Le programme révolutionnaire

A partir de ces faits, nous pouvons esquisser une ébauche de quelques-unes des principales revendications que les travailleurs et travailleuses révolutionnaires à Cuba devraient mettre de l’avant:

Tout d’abord, il y a les exigences démocratiques. Le monopole du Parti Communiste sur le pouvoir politique, et en particulier le contrôle des syndicats, doit être aboli. Ce n’est pas dans le but de mettre en place le libéralisme bourgeois, mais pour que la classe ouvrière soit libre de s’organiser pour la défense de ses propres intérêts de classe, ce qui est le plus important, de sorte que les travailleurs politiquement avancés puissent avoir de meilleures possibilités pour bâtir leur propre parti révolutionnaire d’avant-garde. Le droit à la liberté d’expression et à la liberté de réunion, sans la surveillance de la police politique, doit être gagné.

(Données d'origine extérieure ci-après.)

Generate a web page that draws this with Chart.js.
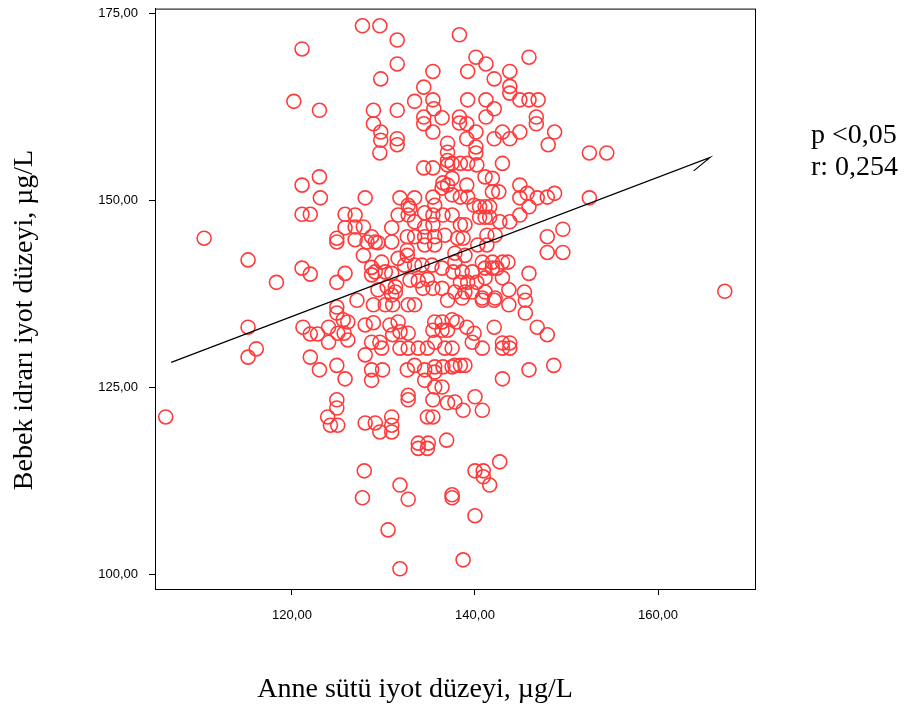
<!DOCTYPE html>
<html>
<head>
<meta charset="utf-8">
<script src="https://cdn.jsdelivr.net/npm/chart.js@4"></script>
<style>
  html, body { margin: 0; padding: 0; background: #fff; }
  #wrap { width: 907px; height: 715px; position: relative; }
</style>
</head>
<body>
<div id="wrap"><canvas id="iodineChart" width="907" height="715"></canvas></div>
<script>
// breast milk iodine (x) vs infant urine iodine (y), µg/L
const milkIodine = [
  106.2, 110.4, 115.2, 115.2, 115.2, 116.1, 118.3, 120.2, 121.1, 121.1,
  121.1, 122.0, 121.1, 122.0, 121.2, 122.0, 122.8, 122.0, 123.0, 123.0,
  123.1, 123.0, 124.0, 124.0, 123.9, 124.2, 125.0, 124.9, 124.9, 124.9,
  124.9, 124.9, 124.9, 125.6, 124.9, 125.0, 125.7, 124.9, 125.8, 125.8,
  125.8, 125.8, 126.1, 126.1,
  134.4, 135.4, 137.0, 137.0, 136.5, 137.0, 136.4, 128.0, 131.8, 133.4,
  135.4, 132.7, 132.9, 135.6, 126.9, 131.6, 132.7, 134.5, 135.4, 136.5,
  133.4, 127.8, 126.9, 130.9, 134.5, 135.4, 128.7, 129.1, 129.4, 128.2,
  130.9, 132.6, 133.4, 134.5, 135.6, 136.7, 126.9, 132.6, 132.6, 131.6,
  134.5, 135.6, 127.8, 128.7, 129.1, 128.7, 129.8, 132.3, 133.4, 134.2,
  130.2, 130.9, 135.3, 136.4, 132.9, 133.8, 134.8, 130.4, 131.3, 129.4,
  131.3, 130.9, 134.3, 135.4, 136.4,
  127.7, 129.6, 131.5, 131.5, 135.4, 129.7, 134.4, 133.4, 135.4, 135.5,
  128.9, 131.5, 136.4, 134.4, 134.4, 128.9, 135.4, 129.7, 129.7, 131.5,
  131.5, 129.6, 137.0, 137.0,
  138.3, 140.1, 145.9, 141.2, 139.2, 143.8, 142.1, 143.8, 143.8, 139.2,
  141.2, 144.9, 145.9, 146.9, 142.1, 141.2, 146.7, 146.7, 138.3, 138.3,
  139.1, 140.1, 143.0, 144.9, 148.7, 139.1, 142.1, 143.8, 148.0, 140.1,
  140.1,
  137.5, 138.4, 139.2, 140.2, 143.0, 139.1, 141.1, 141.9, 144.9, 141.9,
  142.6, 137.5, 138.4, 139.2, 144.9, 146.8, 147.9, 148.7, 139.9, 140.5,
  141.1, 141.6, 141.1, 141.6, 140.5, 142.7, 143.8, 144.9, 145.9, 137.5,
  138.4, 138.9, 141.3, 142.2, 147.9, 147.9, 138.1, 138.7, 141.3, 140.3,
  137.8, 137.8, 138.9, 140.8, 141.9, 143.0, 143.6, 137.6, 138.6, 139.7,
  141.1, 141.9, 142.4, 141.1, 143.0, 145.9, 138.4, 139.2, 140.2, 143.7,
  145.4, 141.1, 137.8, 138.9, 139.7, 138.6, 140.8, 142.2, 137.5, 145.7,
  127.1, 128.9, 130.2, 131.0, 132.7, 133.4, 137.0, 128.0, 128.9, 130.7,
  131.6, 131.8, 132.7, 131.0, 128.7, 129.6, 129.8, 131.8, 132.7, 133.8,
  134.8, 135.6, 135.6, 135.4, 136.4, 136.4, 137.0, 137.5, 136.7, 137.5,
  128.0, 128.7, 128.7, 129.9, 132.6, 133.4, 134.5, 134.5, 135.6, 135.6,
  136.5, 137.5, 135.6, 136.4, 132.7, 132.7, 135.4, 137.0, 134.8, 135.4,
  128.0, 129.1, 129.6, 130.9, 130.9, 130.9, 133.8, 134.9, 136.9,
  140.8, 142.1, 143.7, 145.5, 138.0, 139.1, 139.9, 139.7, 140.8, 142.1,
  145.5, 146.8, 147.9, 143.0, 143.8, 143.0, 143.8, 137.8, 138.4, 138.9,
  145.9, 148.6, 143.0, 137.8, 138.7, 140.0, 140.8,
  127.9, 127.7, 131.8, 132.7, 130.5, 131.8, 133.8, 134.8, 137.5, 137.5,
  142.7, 140.0, 140.9, 140.9, 141.6, 140.0, 138.7,
  152.5, 154.4, 152.5, 149.6, 149.6, 167.3
];
const infantIodine = [
  121.0, 144.9, 142.0, 133.0, 129.0, 130.1, 139.0, 163.2, 170.2, 152.0,
  148.1, 148.1, 140.9, 140.1, 133.0, 132.1, 132.1, 129.0, 162.0, 153.1,
  150.3, 127.3, 133.0, 131.0, 121.0, 119.9, 119.9, 123.3, 122.2, 144.9,
  144.4, 139.0, 135.7, 134.0, 134.9, 132.2, 132.2, 127.9, 126.1, 148.1,
  146.3, 140.2, 133.7, 131.3,
  154.3, 154.3, 155.3, 154.7, 152.3, 152.0, 151.6, 150.3, 150.3, 150.3,
  150.4, 149.3, 148.9, 149.3, 148.0, 148.0, 148.0, 148.3, 148.0, 148.0,
  147.1, 146.4, 146.4, 146.3, 146.4, 146.7, 145.1, 144.4, 144.3, 144.4,
  144.4, 145.1, 145.1, 145.1, 145.1, 145.3, 144.7, 143.3, 142.6, 142.2,
  144.0, 144.0, 142.6, 141.0, 140.4, 140.0, 141.7, 141.3, 141.3, 141.3,
  140.4, 140.2, 141.3, 140.9, 139.3, 139.2, 139.4, 138.4, 138.4, 138.0,
  137.7, 137.3, 138.2, 138.2, 138.2,
  173.3, 173.3, 171.4, 168.2, 167.2, 166.2, 165.1, 163.2, 163.4, 162.2,
  162.0, 162.0, 161.0, 161.1, 160.2, 160.2, 159.1, 159.1, 158.0, 158.2,
  157.4, 156.3, 157.6, 156.4,
  172.1, 169.1, 169.1, 168.2, 167.2, 167.2, 166.2, 165.2, 164.3, 163.4,
  163.4, 163.4, 163.4, 163.4, 162.2, 161.1, 161.1, 160.2, 161.1, 160.3,
  160.2, 159.1, 159.1, 159.1, 159.1, 158.2, 158.2, 158.2, 157.4, 157.1,
  156.3,
  154.9, 154.9, 154.9, 154.7, 154.9, 152.0, 153.1, 152.9, 152.0, 151.1,
  151.1, 150.7, 150.4, 150.4, 150.3, 150.3, 150.4, 150.9, 149.3, 149.1,
  149.1, 149.1, 147.7, 147.7, 147.7, 147.1, 147.1, 148.0, 149.1, 148.0,
  146.7, 146.7, 145.3, 145.3, 145.1, 143.0, 144.9, 144.9, 144.0, 144.0,
  142.9, 141.7, 142.6, 141.7, 141.7, 141.7, 141.7, 140.4, 140.4, 140.4,
  140.9, 140.9, 140.9, 139.6, 139.6, 140.2, 139.0, 139.0, 139.0, 138.0,
  137.7, 137.7, 137.7, 137.7, 137.7, 136.9, 136.9, 136.9, 152.9, 150.9,
  136.6, 136.0, 136.0, 136.0, 136.0, 136.0, 136.6, 133.3, 133.6, 133.3,
  133.7, 132.4, 132.2, 132.0, 131.0, 131.0, 130.2, 130.2, 130.2, 130.2,
  130.2, 131.0, 133.7, 132.6, 133.7, 132.6, 132.6, 134.0, 130.2, 130.2,
  129.3, 127.3, 125.9, 127.3, 127.3, 127.9, 127.3, 125.9, 127.7, 127.0,
  127.7, 127.7, 125.0, 125.0, 123.9, 123.3, 123.3, 122.9, 121.0, 121.0,
  120.2, 120.2, 119.0, 121.0, 119.9, 119.0, 117.5, 117.5, 117.9,
  136.6, 136.6, 136.0, 136.6, 133.7, 133.0, 132.2, 131.0, 130.2, 133.0,
  134.9, 133.0, 132.0, 130.9, 130.9, 130.2, 130.2, 127.9, 127.9, 127.9,
  127.3, 127.9, 126.1, 123.0, 121.9, 123.7, 121.9,
  113.8, 110.2, 111.9, 110.0, 105.9, 100.7, 116.8, 116.8, 110.6, 110.2,
  115.0, 113.8, 113.8, 113.0, 111.9, 107.8, 101.9,
  156.3, 156.3, 150.3, 146.1, 143.0, 137.8
];

// fitted line, drawn as a short polyline with the little end hook
const fitX = [106.8, 165.7, 163.9];
const fitY = [128.3, 155.7, 153.9];

const xTicks = [120, 140, 160];
const yTicks = [100, 125, 150, 175];
const statLines = ['p <0,05', 'r: 0,254'];
const xTitle = 'Anne sütü iyot düzeyi, µg/L';
const yTitle = 'Bebek idrarı iyot düzeyi, µg/L';

const fmt = v => v.toFixed(2).replace('.', ',');

// frame round the plot + axis titles + stats text
const framePlugin = {
  id: 'frame',
  afterDraw(chart) {
    const { ctx, chartArea: a } = chart;
    ctx.save();
    ctx.strokeStyle = '#000';
    ctx.lineWidth = 1;
    ctx.strokeRect(a.left + 0.5, a.top + 0.5, a.right - a.left, a.bottom - a.top);

    ctx.fillStyle = '#000';
    ctx.font = '28px "Liberation Serif", "Times New Roman", serif';
    ctx.textAlign = 'center';
    ctx.textBaseline = 'middle';
    ctx.fillText(xTitle, 415, 690);

    ctx.translate(25, 320);
    ctx.rotate(-Math.PI / 2);
    ctx.fillText(yTitle, 0, 0);
    ctx.restore();

    ctx.save();
    ctx.fillStyle = '#000';
    ctx.font = '28px "Liberation Serif", "Times New Roman", serif';
    ctx.textAlign = 'left';
    ctx.textBaseline = 'middle';
    statLines.forEach((s, i) => ctx.fillText(s, 811, 136 + i * 32));
    ctx.restore();
  }
};

const points = milkIodine.map((x, i) => ({ x, y: infantIodine[i] }));
const fitLine = fitX.map((x, i) => ({ x, y: fitY[i] }));

// keep the plot box exactly where the layout puts it
const noScalePad = s => {
  s.paddingTop = 0;
  s.paddingBottom = 0;
  s.paddingLeft = 0;
  s.paddingRight = 0;
};

new Chart(document.getElementById('iodineChart'), {
  type: 'scatter',
  data: {
    datasets: [
      {
        data: fitLine,
        showLine: true,
        borderColor: '#000',
        borderWidth: 1.2,
        pointRadius: 0,
        order: 0
      },
      {
        data: points,
        pointStyle: 'circle',
        pointRadius: 7,
        borderWidth: 1.6,
        borderColor: '#ff3a3a',
        backgroundColor: 'rgba(0,0,0,0)',
        order: 1
      }
    ]
  },
  options: {
    responsive: false,
    animation: false,
    devicePixelRatio: 1,
    layout: { padding: { left: 0, right: 152, top: 8, bottom: 0 } },
    plugins: { legend: { display: false }, tooltip: { enabled: false } },
    scales: {
      x: {
        type: 'linear',
        min: 105.03,
        max: 170.6,
        afterFit: s => { s.height = 126; noScalePad(s); },
        afterBuildTicks: s => { s.ticks = xTicks.map(v => ({ value: v })); },
        grid: { drawOnChartArea: false, tickLength: 6, tickColor: '#000', tickWidth: 1 },
        border: { color: '#000', width: 1 },
        ticks: {
          padding: 13,
          color: '#000',
          font: { family: '"Liberation Sans", Arial, sans-serif', size: 13 },
          callback: v => fmt(v)
        }
      },
      y: {
        type: 'linear',
        min: 98.0,
        max: 175.6,
        afterFit: s => { s.width = 155; noScalePad(s); },
        afterBuildTicks: s => { s.ticks = yTicks.map(v => ({ value: v })); },
        grid: { drawOnChartArea: false, tickLength: 6, tickColor: '#000', tickWidth: 1 },
        border: { color: '#000', width: 1 },
        ticks: {
          padding: 11,
          color: '#000',
          font: { family: '"Liberation Sans", Arial, sans-serif', size: 13 },
          callback: v => fmt(v)
        }
      }
    }
  },
  plugins: [framePlugin]
});
</script>
</body>
</html>
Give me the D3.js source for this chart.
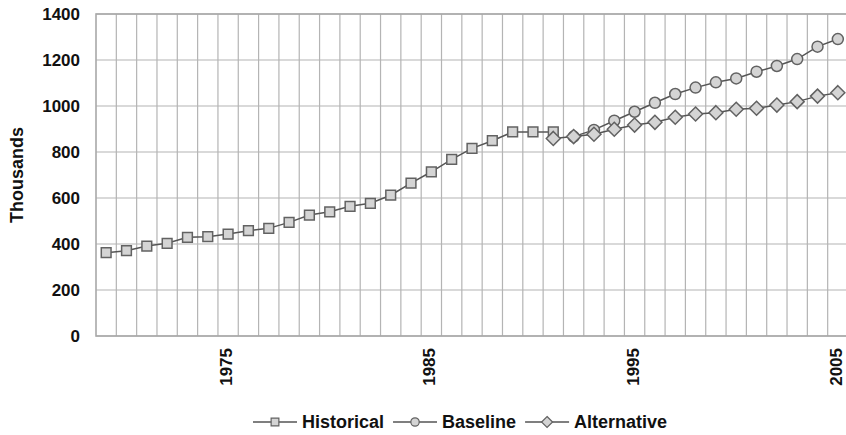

Deuxièmement, il y a les exigences défensives: Non à la privatisation. Non aux compensations. Non au blocus impérialiste, ou à toute autre forme d’intervention impérialiste. Troisièmement, il y a les exigences économiques immédiates. La distinction entre le peso régulier et le peso convertible a clairement servi de mécanisme pour l’approfondissement de l’exploitation des masses et de l’accumulation du capital par l’Etat. Elle doit être supprimée.

Cependant les difficultés économiques rencontrées par Cuba ne pourront jamais être résolues uniquement à l’intérieur des frontières de Cuba. Prenons par exemple la dette impérialiste. Au milieu des années 1980, lorsque Cuba était coupé du financement de l’Occident pour défaut de paiement de ses dettes, Fidel Castro a fait quelques déclarations démagogiques sur la nécessité d’un moratoire sur la dette. En l’espace de quelques années, alors que Cuba a conclu des accords pour rentrer dans les bonnes grâces du capital européen, ce discours a été discrètement abandonné. Pourtant, la répudiation de la dette serait une tâche urgente de tout État ouvrier en Amérique latine, en Afrique ou en Asie, accordant à ces Etats la possibilité de réorganiser leur économie pour produire pour les besoins urgents des masses et non pour le service de la dette.

Si quelques pays d’Amérique latine en venaient à répudier leurs dettes et à élaborer un plan économique international, ça améliorerait considérablement les conditions de vie des masses et porterait un coup formidable à l’impérialisme. Ceci ne se produira pas dans le cadre de n’importe lequel des régimes existants, y compris ceux de Cuba «socialiste» et du Venezuela. C’est pourquoi notre programme est la révolution socialiste prolétarienne. En outre, de telles actions pourraient accélérer la renaissance de la conscience de classe dans les pays impérialistes comme les Etats-Unis et, par conséquent pourraient faire avancer la victoire finale du socialisme international.